Иногда делались попытки объяснить политику Франклина Д. Рузвельта некими научными теориями, которых он будто бы придерживался. Соблазн особенно велик при интерпретации «нового курса» – манипуляций с бюджетом, инфляцией и т. д. Особенно часто указывали, что ФДР следовал советам английского экономиста Дж Кейнса. Аналогия между тем, что писал Кейнс (правительство должно предотвращать депрессию, увеличивая ассигнования в моменты спада), и тем, что делал ФДР, напрашивается, но Рузвельт все же не руководствовался его экономическими теориями. «Рузвельт совершенно не знал экономических трудов Кейнса»6, – свидетельствует Ф. Перкинс. В этом Кейнс убедился лично.

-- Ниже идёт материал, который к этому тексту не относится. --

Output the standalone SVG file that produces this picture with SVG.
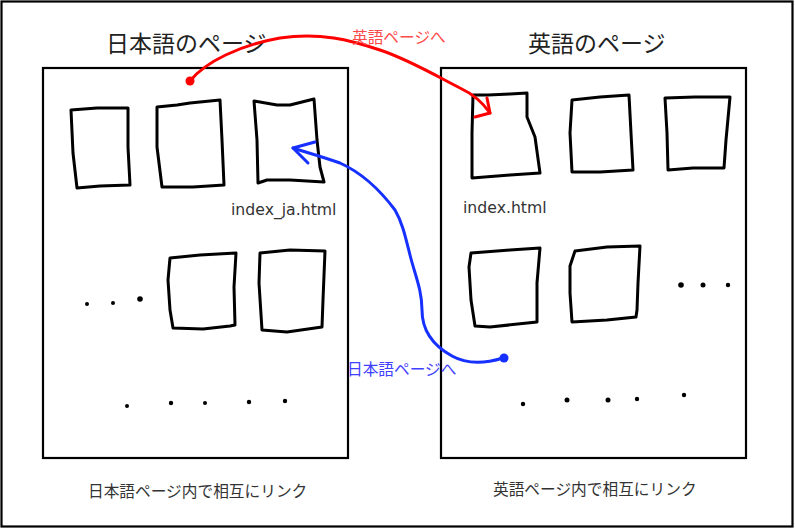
<svg xmlns="http://www.w3.org/2000/svg" width="795" height="529" viewBox="0 0 795 529">
<style>
.frame{fill:none;stroke:#000;stroke-width:2.2}
.sk{fill:none;stroke:#000;stroke-width:3;stroke-linejoin:round;stroke-linecap:round}
.dot{fill:#000}
.title{font-family:"DejaVu Sans","Noto Sans CJK JP",sans-serif;font-size:23px;fill:#222}
.lbl{font-family:"DejaVu Sans","Noto Sans CJK JP",sans-serif;font-size:15.7px;fill:#333}
.red{fill:none;stroke:#f00;stroke-width:3;stroke-linecap:round;stroke-linejoin:round}
.blue{fill:none;stroke:#1530ff;stroke-width:3;stroke-linecap:round;stroke-linejoin:round}
</style>
<rect x="0" y="0" width="795" height="529" fill="#fff"/>
<rect class="frame" x="1.5" y="1.5" width="791" height="525" stroke-width="2.5"/>

<g id="ja-page">
  <rect class="frame" x="43" y="68" width="305" height="390"/>
  <text class="title" x="106" y="52">日本語のページ</text>
  <text class="lbl" x="231" y="215">index_ja.html</text>
  <text class="lbl" x="88" y="497">日本語ページ内で相互にリンク</text>
  <path class="sk" d="M71,110 L97,108 L128,108 L128,147 L130,185 L100,186 L77,188 L73,153 Z"/>
  <path class="sk" d="M157,107 L177,105 L190,103 L220,100 L222,140 L224,185 L193,187 L162,187 L157,147 Z"/>
  <path class="sk" d="M254,101 L277,105 L290,105 L314,99 L317,140 L320,167 L324,182 L290,180 L267,180 L258,183 L257,140 Z"/>
  <path class="sk" d="M170,258 L200,255 L236,253 L234,287 L235,325 L230,326 L203,329 L173,328 L170,310 L168,280 Z"/>
  <path class="sk" d="M260,253 L290,250 L325,251 L323,300 L322,327 L287,332 L262,330 L259,283 Z"/>
  <circle class="dot" cx="87" cy="304" r="2"/>
  <circle class="dot" cx="113" cy="303" r="2"/>
  <circle class="dot" cx="140" cy="299" r="2.8"/>
  <circle class="dot" cx="127" cy="406" r="2"/>
  <circle class="dot" cx="171" cy="403" r="2.2"/>
  <circle class="dot" cx="205" cy="403" r="2"/>
  <circle class="dot" cx="249" cy="402" r="2.2"/>
  <circle class="dot" cx="285" cy="401" r="2.2"/>
</g>

<g id="en-page">
  <rect class="frame" x="441" y="68" width="305" height="390"/>
  <text class="title" x="528" y="52">英語のページ</text>
  <text class="lbl" x="463" y="213">index.html</text>
  <text class="lbl" x="493" y="495">英語ページ内で相互にリンク</text>
  <path class="sk" d="M473,95 L488,95 L510,94 L527,93 L527,117 L535,137 L540,173 L510,175 L472,178 L472,133 Z"/>
  <path class="sk" d="M572,100 L600,97 L629,95 L631,133 L633,170 L600,172 L572,172 L570,133 Z"/>
  <path class="sk" d="M665,98 L695,97 L730,97 L726,140 L724,168 L693,168 L668,170 L667,133 Z"/>
  <path class="sk" d="M471,253 L510,250 L540,248 L537,283 L537,322 L490,327 L475,326 L471,300 L469,267 Z"/>
  <path class="sk" d="M575,251 L607,247 L640,246 L638,283 L637,310 L636,317 L607,320 L572,322 L570,293 L570,266 Z"/>
  <circle class="dot" cx="681" cy="285" r="2.8"/>
  <circle class="dot" cx="703" cy="285" r="2.5"/>
  <circle class="dot" cx="728" cy="285" r="2.2"/>
  <circle class="dot" cx="523" cy="404" r="2.2"/>
  <circle class="dot" cx="567" cy="400" r="2.5"/>
  <circle class="dot" cx="608" cy="400" r="2.5"/>
  <circle class="dot" cx="637" cy="399" r="2.2"/>
  <circle class="dot" cx="684" cy="395" r="2.2"/>
</g>

<g id="connectors">
  <circle cx="190" cy="81" r="4.5" fill="#f00"/>
  <path class="red" d="M190,81 C205,62 240,45 280,38 C320,32 350,40 380,50 C410,60 440,78 460,88 C475,95 483,103 490,113"/>
  <path class="red" d="M487,98 L490,113 L475,117"/>
  <text x="352" y="43" font-family="DejaVu Sans,'Noto Sans CJK JP',sans-serif" font-size="15.7" fill="#ff4a4a">英語ページへ</text>

  <circle cx="504" cy="358" r="4.5" fill="#1530ff"/>
  <path class="blue" d="M503,358 C490,362 470,366 452,356 C432,345 422,330 422,310 C422,290 415,275 410,255 C405,235 402,222 395,210 C380,190 360,172 340,163 C320,156 305,152 293,148"/>
  <path class="blue" d="M315,142 L293,148 L308,163"/>
  <text x="347" y="375" font-family="DejaVu Sans,'Noto Sans CJK JP',sans-serif" font-size="15.7" fill="#4040ff">日本語ページへ</text>
</g>
</svg>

В 1934 году он приехал в США и прочитал в Белом доме президенту основательную лекцию. ФДР вежливо выслушал, затем съязвил Перкинсу: «Видел вашего дружка Кейнса. Он засыпал меня цифрами. Ему бы быть математиком, а не политэкономом». Кейнс, в свою очередь, изъявил недовольство: «Я думал, что президент экономически должен быть более грамотным»7. В глубине души президент-практик понимал блага просвещения, но все же считал, что если на 100 процентов следовать советам ученых – добра не жди.
Он писал в 1940 году Дж Дэниелсу в юмористическом духе, припоминая свои отношения с профессорами: «Лет пятнадцать назад я побывал на одном из прославленных завтраков в капище «Нью-Йорк таймс» – том зале, отделанном красным деревом во французском стиле. В царившей изысканной атмосфере помазанников учености я чувствовал себя непросвещенным червем под микроскопом. Но Америка сытых и довольных собой профессоров не выживет, а ваша и моя Америка будет жить»8. Но вновь возникает сомнение, насколько он был искренен даже перед Дэниелсом.